Public anger about charges which are viewed as unjustified or excessive, such as those for withdrawals and deposits, prompted the government and central bank to appoint the panel to find ways to increase banking and credit competitiveness.
“The findings point to a number of characteristics of the banking system, which include: a high level of concentration that inhibits competitiveness; a low level of profitability by international standards; and a low level of operational efficiency relative to banks in the developed countries, which is partially due to high wage costs relative to the banks’ scale of activity,” the panel said in an interim report on Monday.
The committee was led by Bank of Israel Supervisor of Banks David Zaken, who said its recommendations aimed to increase choice and improve transparency.
The report noted that a growing proportion of credit has been provided to large borrowers by non-bank institutions that manage pension funds, but that households and smaller businesses have no real alternative to the banking system. Some 90 percent of credit to this sector is provided by banks, the report said.
The panel’s key recommendations include allowing the entry of new players such as Internet banks and credit unions, and more lending by institutional investors, to raise competition.
“Implementation of the recommendations and measures presented in this report will bring about greater competitiveness in banking services for ... households and small businesses, with respect to the price they pay for services, the total amount of credit available in the market, and the quality of service,” the report said.
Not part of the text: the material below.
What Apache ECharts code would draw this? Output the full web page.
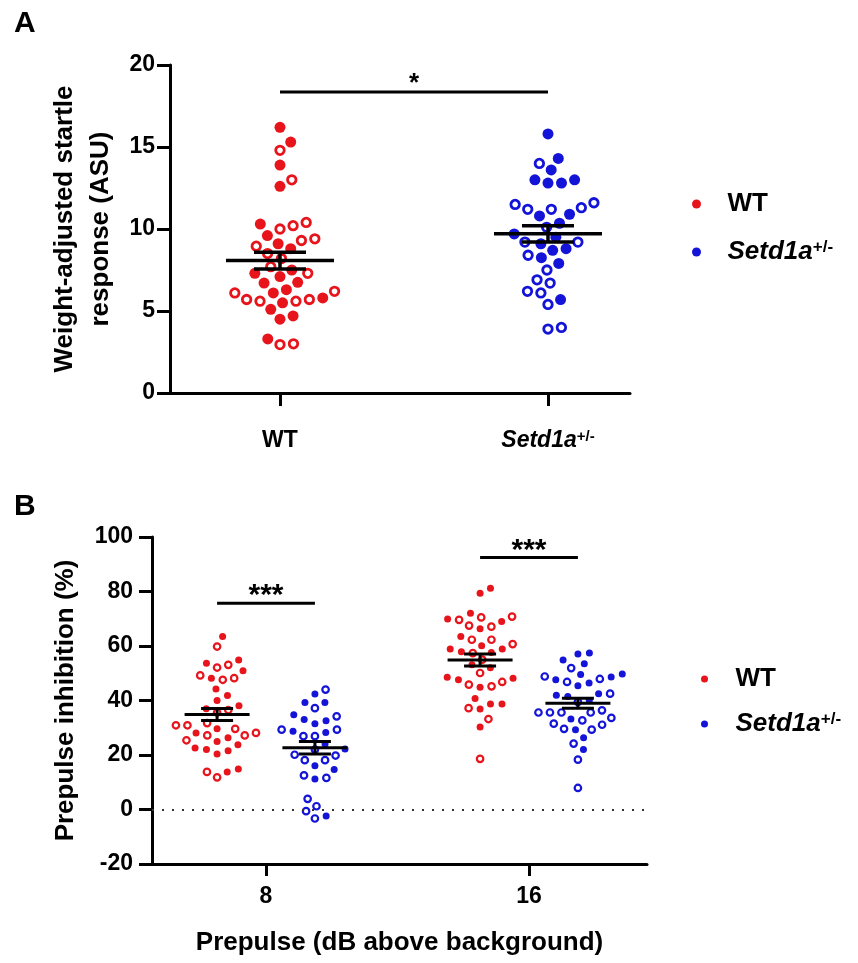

Zaken told Reuters that an “initiative to start an internet bank in Israel has been going on for some time” but he declined to give details. The probability of an Internet bank in the near future, he said, “depends on the progress of entrepreneurs.”
But Alon Glazer, a banking analyst at Leader Capital Markets, was sceptical of such a venture since it may be tough to get licences from the Bank of Israel. Even if there was an Internet bank, it probably will not take a large market share, he added.
The panel also recommended making it easier to close accounts, allowing customers to compare online the interest rates offered by banks, and the cancellation and control of a number of banking fees.
The public will have 30 days to respond before final recommendations are published. The banks have also yet to respond.
“It is important the recommendations are implemented quickly for the benefit of households, small businesses and the economy,” said Bank of Israel Governor Stanley Fischer.
Glazer said the committee’s intentions were good but that there was unlikely to be a revolution in the industry. Banks’ profits will probably not be harmed much either since sources of profit are varied and they will find other areas to compensate.
“The harm is only a few percent, if at all,” he said.